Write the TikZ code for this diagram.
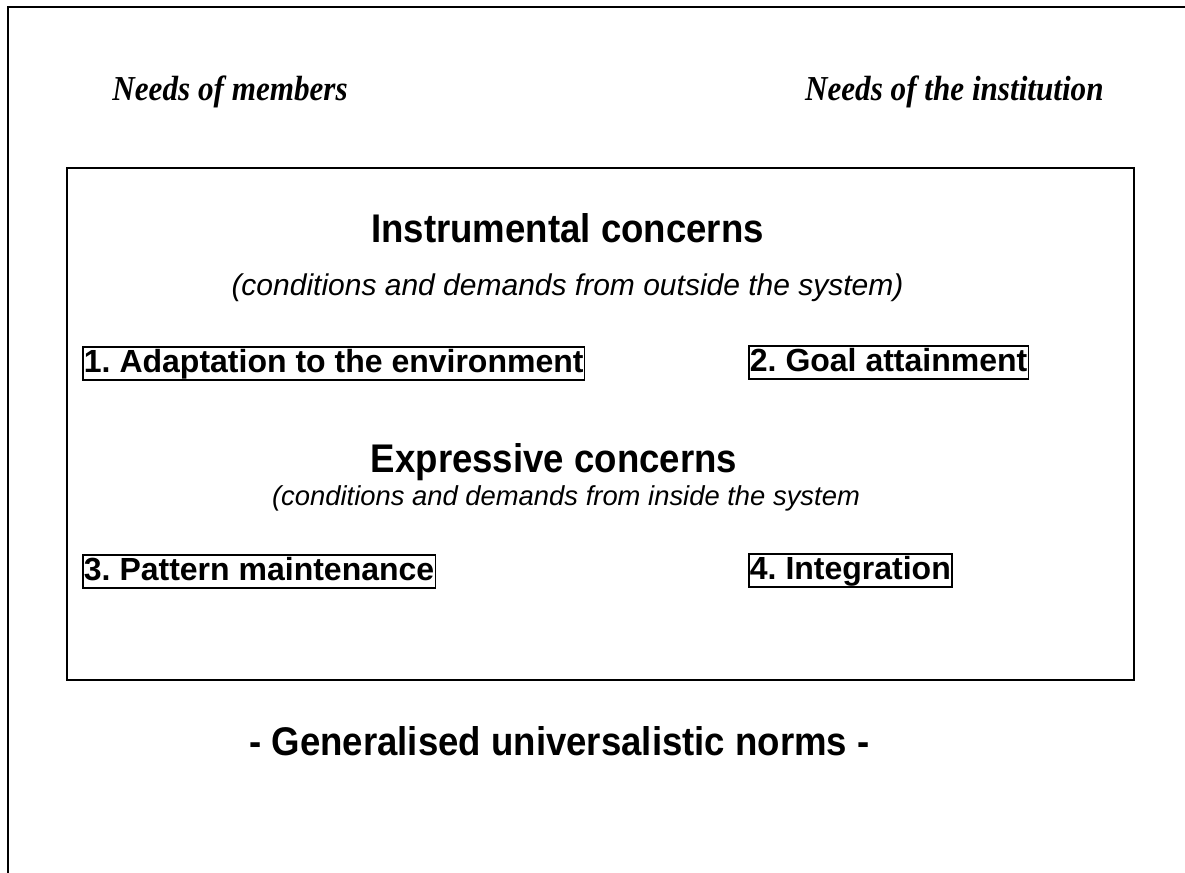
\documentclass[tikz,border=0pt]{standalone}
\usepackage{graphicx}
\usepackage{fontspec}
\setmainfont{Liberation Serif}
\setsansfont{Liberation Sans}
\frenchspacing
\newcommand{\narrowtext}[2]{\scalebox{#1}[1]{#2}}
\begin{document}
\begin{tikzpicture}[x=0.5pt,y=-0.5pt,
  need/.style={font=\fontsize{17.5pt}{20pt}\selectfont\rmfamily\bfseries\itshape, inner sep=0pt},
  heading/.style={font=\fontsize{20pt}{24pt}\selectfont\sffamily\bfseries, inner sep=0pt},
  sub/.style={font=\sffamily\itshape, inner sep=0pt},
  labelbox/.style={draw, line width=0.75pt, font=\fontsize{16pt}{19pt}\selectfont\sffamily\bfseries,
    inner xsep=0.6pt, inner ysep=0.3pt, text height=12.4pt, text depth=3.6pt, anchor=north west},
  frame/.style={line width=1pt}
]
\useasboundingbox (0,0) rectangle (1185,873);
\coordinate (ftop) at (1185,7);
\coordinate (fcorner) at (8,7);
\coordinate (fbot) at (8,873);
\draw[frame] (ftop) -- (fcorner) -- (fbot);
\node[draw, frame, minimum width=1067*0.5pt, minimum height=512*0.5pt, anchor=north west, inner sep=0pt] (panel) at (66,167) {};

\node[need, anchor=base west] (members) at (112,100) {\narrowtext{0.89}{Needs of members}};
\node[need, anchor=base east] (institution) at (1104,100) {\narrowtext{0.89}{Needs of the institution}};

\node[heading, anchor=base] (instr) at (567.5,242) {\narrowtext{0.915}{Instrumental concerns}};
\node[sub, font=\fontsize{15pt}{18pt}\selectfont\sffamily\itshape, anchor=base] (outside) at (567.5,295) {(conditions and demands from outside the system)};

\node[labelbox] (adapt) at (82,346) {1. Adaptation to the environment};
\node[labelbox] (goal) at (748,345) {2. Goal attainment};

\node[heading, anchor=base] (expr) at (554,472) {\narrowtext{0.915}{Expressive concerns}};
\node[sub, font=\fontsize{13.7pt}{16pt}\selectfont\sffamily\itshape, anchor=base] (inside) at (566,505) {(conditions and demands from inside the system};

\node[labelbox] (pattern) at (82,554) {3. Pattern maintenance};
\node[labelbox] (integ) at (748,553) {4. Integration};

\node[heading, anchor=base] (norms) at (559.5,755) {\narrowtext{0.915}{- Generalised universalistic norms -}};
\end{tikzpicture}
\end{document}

» **Your objective**:
Without including any pictures, print all of the material exactly as given.

» **Result of the exercise**:
Write the TikZ code for this diagram.
\documentclass[tikz,border=0pt]{standalone}
\usepackage{graphicx}
\usepackage{fontspec}
\setmainfont{Liberation Serif}
\setsansfont{Liberation Sans}
\frenchspacing
\newcommand{\narrowtext}[2]{\scalebox{#1}[1]{#2}}
\begin{document}
\begin{tikzpicture}[x=0.5pt,y=-0.5pt,
  need/.style={font=\fontsize{17.5pt}{20pt}\selectfont\rmfamily\bfseries\itshape, inner sep=0pt},
  heading/.style={font=\fontsize{20pt}{24pt}\selectfont\sffamily\bfseries, inner sep=0pt},
  sub/.style={font=\sffamily\itshape, inner sep=0pt},
  labelbox/.style={draw, line width=0.75pt, font=\fontsize{16pt}{19pt}\selectfont\sffamily\bfseries,
    inner xsep=0.6pt, inner ysep=0.3pt, text height=12.4pt, text depth=3.6pt, anchor=north west},
  frame/.style={line width=1pt}
]
\useasboundingbox (0,0) rectangle (1185,873);
\coordinate (ftop) at (1185,7);
\coordinate (fcorner) at (8,7);
\coordinate (fbot) at (8,873);
\draw[frame] (ftop) -- (fcorner) -- (fbot);
\node[draw, frame, minimum width=1067*0.5pt, minimum height=512*0.5pt, anchor=north west, inner sep=0pt] (panel) at (66,167) {};

\node[need, anchor=base west] (members) at (112,100) {\narrowtext{0.89}{Needs of members}};
\node[need, anchor=base east] (institution) at (1104,100) {\narrowtext{0.89}{Needs of the institution}};

\node[heading, anchor=base] (instr) at (567.5,242) {\narrowtext{0.915}{Instrumental concerns}};
\node[sub, font=\fontsize{15pt}{18pt}\selectfont\sffamily\itshape, anchor=base] (outside) at (567.5,295) {(conditions and demands from outside the system)};

\node[labelbox] (adapt) at (82,346) {1. Adaptation to the environment};
\node[labelbox] (goal) at (748,345) {2. Goal attainment};

\node[heading, anchor=base] (expr) at (554,472) {\narrowtext{0.915}{Expressive concerns}};
\node[sub, font=\fontsize{13.7pt}{16pt}\selectfont\sffamily\itshape, anchor=base] (inside) at (566,505) {(conditions and demands from inside the system};

\node[labelbox] (pattern) at (82,554) {3. Pattern maintenance};
\node[labelbox] (integ) at (748,553) {4. Integration};

\node[heading, anchor=base] (norms) at (559.5,755) {\narrowtext{0.915}{- Generalised universalistic norms -}};
\end{tikzpicture}
\end{document}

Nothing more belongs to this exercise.